The real momentum, though, is building in the middle. Offices, mixed-use districts, affordable housing, and even industrial projects are quietly adopting mass timber as a practical tool to cut schedules, differentiate assets, and manage carbon without blowing up budgets. The result is a material that has moved beyond novelty, but not yet into inevitability—and a market that is learning, project by project, how to build differently at scale.

Overheard

New York City’s decision to step directly into a private landlord bankruptcy marks a clear shift in how distressed multifamily real estate will be handled in the city.

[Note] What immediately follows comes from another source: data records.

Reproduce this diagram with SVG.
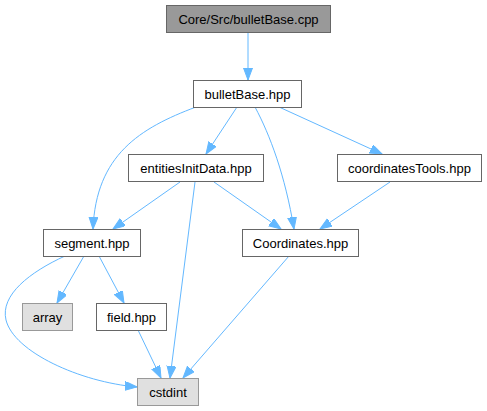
<svg xmlns="http://www.w3.org/2000/svg" width="487" height="411" viewBox="0 0 487 411">
<style>
.n rect{fill:#ffffff;stroke:#666666;stroke-width:1}
.n.top rect{fill:#999999;stroke:#666666}
.n.ext rect{fill:#e0e0e0;stroke:#999999}
.n text{font-family:"Liberation Sans",Arial,sans-serif;font-size:13px;fill:#000000;text-anchor:middle}
#edges path{fill:none;stroke:#63b8ff;stroke-width:1;marker-end:url(#arr)}
</style>
<defs>
<marker id="arr" markerUnits="userSpaceOnUse" markerWidth="14" markerHeight="11" refX="12" refY="4.5" orient="auto">
<path d="M0,0 L12,4.5 L0,9 z" fill="#63b8ff" stroke="#63b8ff" stroke-width="1"/>
</marker>
</defs>
<rect width="487" height="411" fill="#ffffff"/>
<g id="edges">
<path d="M248,32 L248,80"/>
<path d="M196,107 C140,128 96,155 93,229"/>
<path d="M237,107 L206,154"/>
<path d="M255,107 C270,135 285,175 294,229"/>
<path d="M279,107 L382,154"/>
<path d="M180,182 L113,229"/>
<path d="M214,182 L281,229"/>
<path d="M195,182 L170,378"/>
<path d="M390,182 L320,229"/>
<path d="M289,256 L183,378"/>
<path d="M65,256 C30,272 0,295 6,320 C14,352 80,382 137,387"/>
<path d="M84,256 L57,303"/>
<path d="M99,256 L124,303"/>
<path d="M138,330 L161,378"/>
</g>
<g id="n_cpp" class="n top"><rect x="166.5" y="5.5" width="164" height="27"/><text x="248.5" y="23.5">Core/Src/bulletBase.cpp</text></g>
<g id="n_bulletBase" class="n"><rect x="193.5" y="80.5" width="108" height="27"/><text x="247.5" y="98.5">bulletBase.hpp</text></g>
<g id="n_entities" class="n"><rect x="128.5" y="154.5" width="135" height="27"/><text x="196" y="172.5">entitiesInitData.hpp</text></g>
<g id="n_coordTools" class="n"><rect x="337.5" y="154.5" width="144" height="27"/><text x="409.5" y="172.5">coordinatesTools.hpp</text></g>
<g id="n_segment" class="n"><rect x="43.5" y="229.5" width="97" height="27"/><text x="92" y="247.5">segment.hpp</text></g>
<g id="n_coordinates" class="n"><rect x="242.5" y="229.5" width="116" height="27"/><text x="300.5" y="247.5">Coordinates.hpp</text></g>
<g id="n_array" class="n ext"><rect x="22.5" y="303.5" width="50" height="27"/><text x="47.5" y="321.5">array</text></g>
<g id="n_field" class="n"><rect x="96.5" y="303.5" width="70" height="27"/><text x="131.5" y="321.5">field.hpp</text></g>
<g id="n_cstdint" class="n ext"><rect x="137.5" y="378.5" width="61" height="27"/><text x="168" y="396.5">cstdint</text></g>
</svg>
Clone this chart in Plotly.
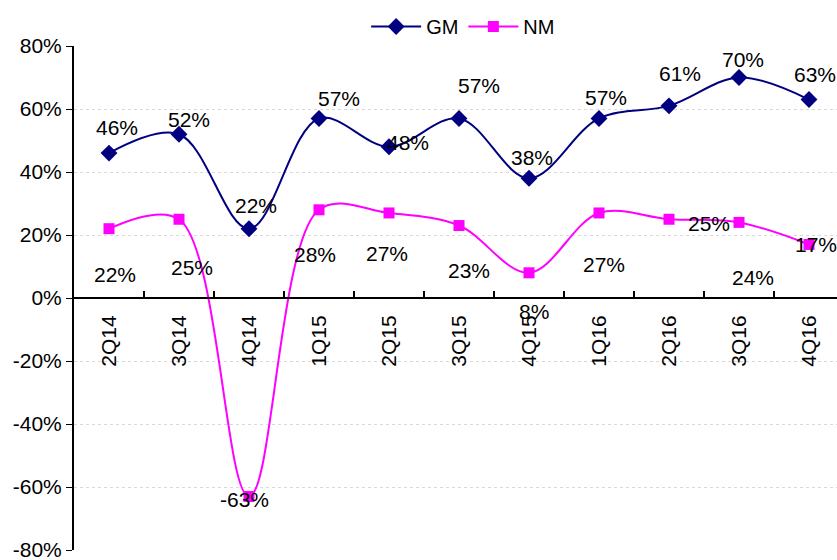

By intervening early, the mayor signaled that bankruptcy will no longer serve as a clean exit from chronic housing violations or deferred maintenance. In a market where more than 60 percent of households rent and thousands of buildings carry open violations, this move reframes restructurings as public interest events rather than purely financial proceedings.

The immediate implication for New York real estate is tighter underwriting around compliance risk. Portfolios with elevated violation counts, aging building systems, or histories of tenant complaints now face a higher likelihood of city involvement during distress. That pressure is likely to extend timelines, raise capital expenditure requirements, and reduce the upside traditionally associated with buying troubled assets at a discount. As borrowing costs remain elevated and operating expenses continue to rise, bankruptcy may become less attractive as a reset mechanism and more expensive as a path to resolution.

This approach is unlikely to stay contained to New York. Cities with similar rent burdens and political dynamics are positioned to follow. Los Angeles and San Francisco both have renter shares above 55 percent and persistent backlogs of code violations. Chicago and Boston have seen steady increases in housing court filings and tenant protection measures since 2020. At the state level, New Jersey, California, and Oregon have expanded enforcement authority and tenant rights alongside rising multifamily distress. As more large landlords face refinancing gaps over the next two years, municipal governments in these markets may view intervention as a tool to influence outcomes without direct ownership.

If this trend continues, distressed multifamily real estate might start moving closer to a regulated utility than a private asset. Owners in New York and similar markets will have to be more proactive when it comes to upkeep and maintenance or face dire consequences. The cost of ignoring building conditions is no longer limited to fines or reputational damage. Now properties will have to be accountable to public oversight at the most sensitive point in its financial life cycle.

The U.S. condo market is confronting its most pronounced downturn in over a decade, with prices slipping and sales cooling sharply in many metropolitan areas. In late 2025, condo resale prices fell noticeably year-over-year even as single-family home values showed more stability. That divergence reflects a mix of rising ownership costs, aging inventories and uneven buyer demand. Condos that once sold briskly are now sitting longer on the market and frequently trading below their prior sale price, a sign that both end users and investors are rethinking the calculus of urban multifamily living.

A central factor dragging on condos is the ballooning cost of ownership. Many association fees have surged as condo boards grapple with higher insurance premiums, especially in regions prone to natural disasters, and escalating maintenance and capital repair obligations. In some buildings the cost of association assessments plus insurance now adds thousands of dollars per year to the cost of owning a unit, trimming the affordability cushion that once made condos attractive to first-time buyers and young professionals. That cost pressure has been especially acute in older or coastal buildings where structural repairs and higher risk profiles drive fees upward, leaving buyers wary and sellers forced to adjust price expectations downward to compensate.

Looking ahead, the question for investors is whether these costs stabilize or continue climbing. Insurance premiums for multifamily and condo buildings have already risen at double-digit annual rates in several coastal and Sun Belt markets, and industry forecasts suggest elevated catastrophe risk could keep pressure on pricing through the next few policy cycles. At the same time, deferred maintenance from the last decade is colliding with stricter safety standards, meaning capital calls and special assessments are likely to become more common. If HOA fees and insurance continue to outpace wage and rent growth, condos may struggle to regain pricing power, particularly in older urban buildings. That dynamic could suppress values longer than past downturns and push buyers and capital toward newer assets, rental housing, or markets where operating costs are easier to predict.